Last week, President Trump signed an Executive Order (EO) aimed at streamlining environmental permitting regulations for major infrastructure projects such as highways and utility corridors. The EO included a revocation of a national standard requiring that federally-funded projects built in floodplains take into consideration future flood risk.
Environmental review is a major component of transportation and other infrastructure projects, which require multiple federal and state permits and reviews. These environmental reviews were borne out of public concern over destructive highway projects across the nation that damaged environmental and cultural resources. Over the past decades, federal agencies have been tasked with making the environmental review process efficient and timely (see here and here). It is unclear the extent to which President Trump’s EO will clash with existing laws, policies, and regulations; however, it is clear that it prioritizes industry over the health and safety of citizens.
The now-repealed federal standard – known as the Federal Flood Risk Management Standard, or FFRMS – ensured that federally-funded projects built in floodplains would live out their intended lifespan while protecting public health and safety.
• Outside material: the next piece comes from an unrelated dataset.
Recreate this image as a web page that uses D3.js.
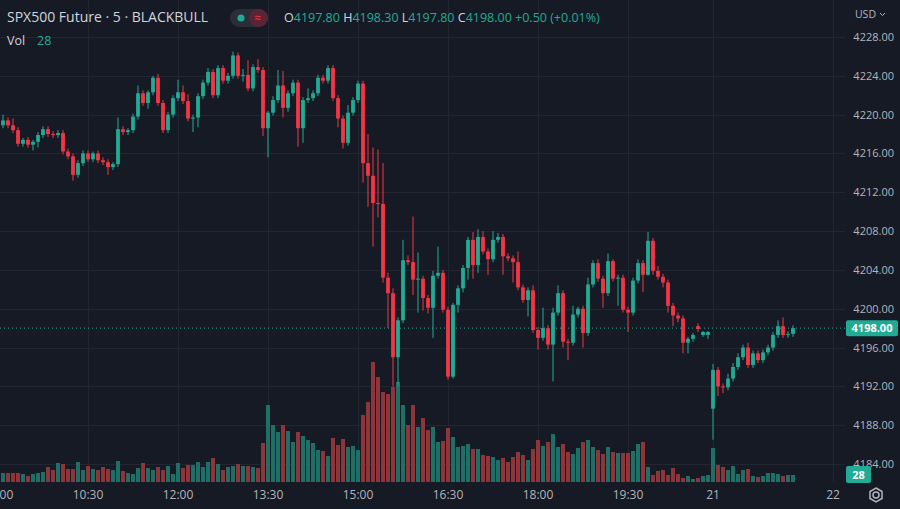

The FFRMS encouraged the use of nature-based approaches to addressing flood risks by promoting green infrastructure (systems and features engineered to mimic natural processes) as a viable tool in mitigating flood risk and building resilience. It gave flexibility to project proponents, allowing them to choose from a suite of options in order to meet the requirements of the new standard.
For many coastal cities grappling with the impacts of coastal flooding this action ignores the reality of climate change and leaves millions – including Massachusetts residents — at risk. This backslide at the federal level makes it more important than ever for the Massachusetts legislature to pass our comprehensive adaptation management plan bill.